Advocate Dali Mpofu, for Moyane, also objected at this point and accused Gordhan of “rehashing” evidence he gave two years ago in November 2018.
Zondo stressed before Mpofu began his questioning that, with the issue of the provenance of the criminal charges falling away, the commission would confine itself to Gordhan’s evidence on his views implicating the former SARS commissioner in state capture.
The cross-examination sitting began a year ago, almost to the day, after Zondo agreed to let Moyane question Gordhan on the minister’s testimony before the commission in 2018.
The deputy chief justice initially denied Moyane leave to do so, but in late November reluctantly overturned his earlier ruling after Mpofu argued that the minister had accused his client not only of malice, but also of seeking to advance state capture.
“If Mr Gordhan had stopped on talk about malice and said nothing about state capture, maybe it would have been easy to dismiss the application,” Zondo said at the time.
Gordhan had testified that he believed that Moyane had initiated criminal charges against him, relating to the early retirement arrangement of deputy SARS commissioner Ivan Pillay, that he said hung over him for three tumultuous weeks before the National Prosecuting Authority withdrew the case.
The minister on Monday explained that duplication of case numbers led him to believe the charges were Moyane’s direct doing.

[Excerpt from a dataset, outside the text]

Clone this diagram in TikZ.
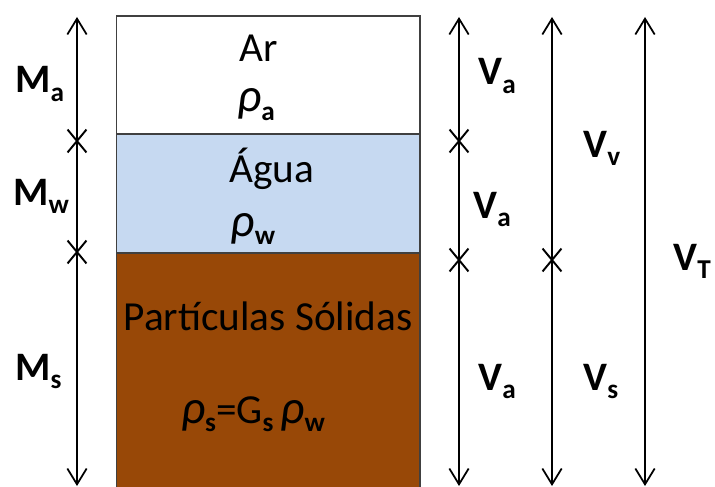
\documentclass[tikz,border=0pt]{standalone}
\usepackage{fontspec}
\setmainfont{Carlito}
\usepackage{xcolor}
\usetikzlibrary{arrows.meta, shapes.misc}
\definecolor{agua}{HTML}{C6D9F1}
\definecolor{solo}{HTML}{984807}
\newcommand{\ix}[1]{\lower0.45ex\hbox{\fontsize{15.5}{16}\selectfont\bfseries #1}}
\newcommand{\dens}[1]{{\itshape\fontsize{27}{28}\selectfont ρ}\ix{#1}}

\begin{document}
\begin{tikzpicture}[
  x=0.02cm, y=-0.02cm,
  font=\fontsize{23.5}{28}\selectfont,
  layer/.style={draw=black!75, line width=0.6pt, minimum width=6.08cm, inner sep=0pt},
  txt/.style={anchor=base, inner sep=0pt},
  lbl/.style={anchor=base west, inner sep=0pt, font=\fontsize{23}{28}\selectfont\bfseries},
  dim/.style={{Straight Barb[length=9pt,width=11pt]}-{Straight Barb[length=9pt,width=11pt]}, line width=1pt},
  tick/.style={cross out, draw, line width=1.1pt, minimum width=0.34cm, minimum height=0.42cm, inner sep=0pt}
]
\useasboundingbox (0,0) rectangle (715,486);

% phases
\node[layer, fill=white, minimum height=2.36cm] (ar) at (268,75) {};
\node[layer, fill=agua, minimum height=2.38cm] (agua) at (268,193.5) {};
\node[layer, fill=solo, minimum height=4.7cm] (solid) at (268,370.5) {};

\node[txt] (tar) at (259,62) {Ar};
\node[txt] (rar) at (256,112) {\dens{a}};
\node[txt] (tagua) at (272,182) {Água};
\node[txt] (ragua) at (253,236) {\dens{w}};
\node[txt] (tsolid) at (268,330) {Partículas Sólidas};
\node[txt] (rsolid) at (253,423) {\dens{s}=G\ix{s}\,\dens{w}};

% masses
\coordinate (mtop) at (77,17);
\coordinate (mbot) at (77,486);
\draw[dim] (mtop) -- (mbot);
\node[tick] (mx1) at (77,141) {};
\node[tick] (mx2) at (77,252) {};
\node[lbl] (ma) at (15,93) {M\ix{a}};
\node[lbl] (mw) at (13,205) {M\ix{w}};
\node[lbl] (ms) at (15,380) {M\ix{s}};

% volumes
\coordinate (v1top) at (459,17);
\coordinate (v1bot) at (459,486);
\draw[dim] (v1top) -- (v1bot);
\node[tick] (v1x1) at (459,141) {};
\node[tick] (v1x2) at (459,260) {};
\node[lbl] (va1) at (478,85) {V\ix{a}};
\node[lbl] (va2) at (473,218) {V\ix{a}};
\node[lbl] (va3) at (478,390) {V\ix{a}};

\coordinate (v2top) at (552,17);
\coordinate (v2bot) at (552,486);
\draw[dim] (v2top) -- (v2bot);
\node[tick] (v2x1) at (552,260) {};
\node[lbl] (vv) at (583,157) {V\ix{v}};
\node[lbl] (vs) at (583,390) {V\ix{s}};

\coordinate (v3top) at (645,17);
\coordinate (v3bot) at (645,486);
\draw[dim] (v3top) -- (v3bot);
\node[lbl] (vt) at (673,270) {V\ix{T}};
\end{tikzpicture}
\end{document}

In contrast, he now held that it all was prompted by a misguided administrative complaint on the Pillay matter.
“The point is, you were not really saying that [he laid] the charges against you per se, but [that] it was his complaint which led to the criminal charges. There may have been other things but it triggered the process that led to the criminal charges, correct?” Mpofu asked Gordhan. “So when he laid that complaint against those people at the Brooklyn police station, it was part of performing his official duties.”
Gordhan had vehemently opposed the application for cross-examination, saying Moyane was not seeking the chance for a factual rebuttal of his testimony, but another opportunity to tarnish his reputation.
“His disagreement with my personal impressions and experience does not assist the commission,” he said in an affidavit.
“Nor is there any purpose served by it other than to afford a disgruntled Mr Moyane a public platform to attempt to denigrate me and my record of public service through cross-examination by his legal representatives, utilising outlandish conspiracy theories, a racist and populist political script, all in pursuit of a personal vendetta against me.”
Gordhan’s opening remarks in part sought to challenge Moyane’s right to cross-examination, and he repeated that the former commissioner should rather testify on the events that marked his time at SARS.
“It is Mr Moyane who is implicated in state capture, and he should give his version of various events to the commission,” Gordhan said.Time has not been kind to Moyane’s version of what transpired during his tenure at SARS. His showdown with Gordhan comes a fortnight after SARS commissioner Edward Kieswetter binned the Sikhakhane report, effectively burying the narrative of a “rogue unit” within the tax service used to legitimise his purge of senior staff.